Final Arguments Heard in Federal Court|Challenge to Texas Abortion Law

     Austin (CN) – It was a Texas showdown inside a federal courthouse during closing arguments Wednesday in the trial challenging the state’s new rules on abortions.
     Opponents of the controversial Texas state statute on abortions argue that it is in fact designed to eliminate them by putting impossible conditions on abortion providers. The defenders of the law answer that the law is nor more than a health safety regulation and that opponents cannot prove it is unduly burdensome.
     Stephanie Toti, a lawyer with the Center for Reproductive Rights, represents nine plaintiffs, including an abortion provider that has ceased operations in South and West Texas ahead of the September 1 enactment of key provisions of the Texas law,.
     During closing arguments in U.S. District Court in Austin on Wednesday, he asked Judge Lee Yeakel to block some parts of the law, including the provision requiring a physician to have admitting privileges at a hospital located no further than 30 miles from the location where the abortion is performed.
     Under the provision, women in McAllen and El Paso would have to travel at least 150 miles to the nearest abortion clinic in the state.
     Toti began her closing arguments by describing the elements regulating an abortion law while Judge Yeakel peppered her with questions.
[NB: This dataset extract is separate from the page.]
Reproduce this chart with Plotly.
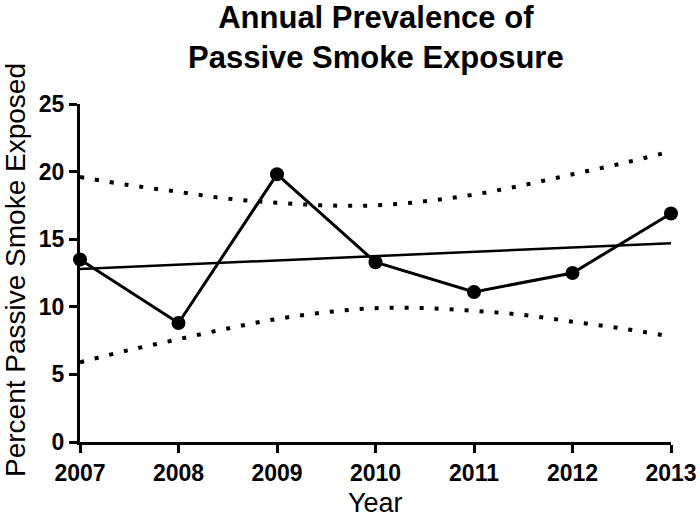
import plotly.graph_objects as go

# --- data ---
years = [2007, 2008, 2009, 2010, 2011, 2012, 2013]
prevalence = [13.5, 8.8, 19.8, 13.3, 11.1, 12.5, 16.9]

fit_years = [2007, 2013]
fit_values = [12.8, 14.7]

band_years = [2007, 2007.5, 2008, 2008.5, 2009, 2009.5, 2010, 2010.5, 2011, 2011.5, 2012, 2012.5, 2013]
band_upper = [19.6, 19.0, 18.5, 18.0, 17.7, 17.5, 17.5, 17.8, 18.3, 19.0, 19.8, 20.6, 21.5]
band_lower = [5.9, 6.8, 7.6, 8.4, 9.1, 9.6, 9.9, 9.9, 9.7, 9.4, 8.9, 8.4, 7.8]

FONT = "Liberation Sans, Arial, sans-serif"

fig = go.Figure()

# confidence bands (dotted)
for band in (band_upper, band_lower):
    fig.add_trace(go.Scatter(
        x=band_years, y=band, mode="lines", line_shape="spline",
        line=dict(color="black", width=4, dash="4px,11px"),
        hoverinfo="skip", showlegend=False,
    ))

# regression line
fig.add_trace(go.Scatter(
    x=fit_years, y=fit_values, mode="lines",
    line=dict(color="black", width=2.5), showlegend=False,
))

# observed prevalence
fig.add_trace(go.Scatter(
    x=years, y=prevalence, mode="lines+markers",
    line=dict(color="black", width=3),
    marker=dict(color="black", size=14),
    showlegend=False, cliponaxis=False,
))

fig.update_layout(
    width=700, height=517,
    paper_bgcolor="white", plot_bgcolor="white",
    margin=dict(l=80, r=29, t=104, b=75),
    font=dict(family=FONT, color="black"),
)

# title + axis titles as annotations (exact placement)
fig.add_annotation(
    text="<b>Annual Prevalence of<br>Passive Smoke Exposure</b>",
    xref="paper", yref="paper", x=0.5, y=1.0,
    yshift=104 + 2, xanchor="center", yanchor="top", showarrow=False,
    font=dict(size=31, family=FONT, color="black"),
)
fig.add_annotation(
    text="Year", xref="paper", yref="paper", x=0.5, y=0,
    yshift=-44, xanchor="center", yanchor="top", showarrow=False,
    font=dict(size=27, family=FONT, color="black"),
)
fig.add_annotation(
    text="Percent Passive Smoke Exposed", xref="paper", yref="paper",
    x=0, y=(442 - 270) / 338, xshift=-65, textangle=-90,
    xanchor="center", yanchor="middle", showarrow=False,
    font=dict(size=28, family=FONT, color="black"),
)

fig.update_xaxes(
    range=[2007, 2013], tickmode="array", tickvals=years, automargin=False,
    showline=True, linecolor="black", linewidth=3,
    ticks="outside", ticklen=8, tickwidth=3, tickcolor="black",
    tickfont=dict(size=23, weight="bold"), showgrid=False, zeroline=False,
)

fig.update_yaxes(
    range=[0, 25], tickvals=[0, 5, 10, 15, 20, 25], automargin=False,
    showline=True, linecolor="black", linewidth=3,
    ticks="outside", ticklen=8, tickwidth=3, tickcolor="black",
    tickfont=dict(size=23, weight="bold"), showgrid=False, zeroline=False,
)

fig.write_html(
    "out.html",
    config={"displayModeBar": False},
    post_script="document.body.style.margin='0';document.body.style.overflow='hidden';",
)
She said the law must avoid substantial obstacles and avoid subjecting women to undue health issues.
     “There was no public health crisis when HR 2 was enacted,” Toti told Yeakel. “But the law will create a public health catastrophe by limiting women’s access to abortions.”
     But Yeakel asked Toti to describe what exactly she considered an undue burden.
     Toti said by September 1 just seven abortion facilities clustered in only four metropolitan areas will be operational in the state, adding that if 150 miles is too much travel for some women, then it constitutes an undue burden.
     She reminded the court that it must look only in Texas when applying the requirements, not to neighboring states like New Mexico.
     She called the requirement “a multi-million dollar tax on abortion procedures.”
     “It affords patients absolutely no medical benefit. There’s no purpose in enacting a requirement like this other than to eliminate safe abortions in the state of Texas.”
     Solicitor General Jonathan Mitchell said the plaintiffs simply have not met their burden of proof.
     “The plaintiffs are piling on legal requirements over legal requirements that have nothing to do with the undue burden test,” Mitchell told the judge.
     He said 83 percent of Texas woman will still live within 150 miles of an operational facility, adding the law doesn’t impose a substantial obstacle.
     “They haven’t proven a single woman has been burdened by the admitting privileges law. All we have at the end of the day are hearsay anecdotes.”
     Mitchell argued women in East Texas will not be burden, but will in fact, have two choices to seek an abortion by crossing into New Mexico.
     “Crossing the state border is just a part of daily life in El Paso.”
     He said the Rio Grande Valley has been without an abortion provider for nine months but the plaintiffs still have no produced a single witness to testify that the admitting privileges requirement has an undue burden.
     He said the law needs to take effect to know what outcome it will have on women.
     Outside the federal courthouse, about a dozen women stood silently holding up hangers drenched in red paint and pictures of women who died from illegal abortions.
     Local activist Mary Lou Greenberg said the demonstration is about women’s lives that are at stake.
     “Woman are dying now but it will be even more disastrous if HB 2 is enacted,” Greenberg said.
     Yeakel said he will issue a written opinion promptly.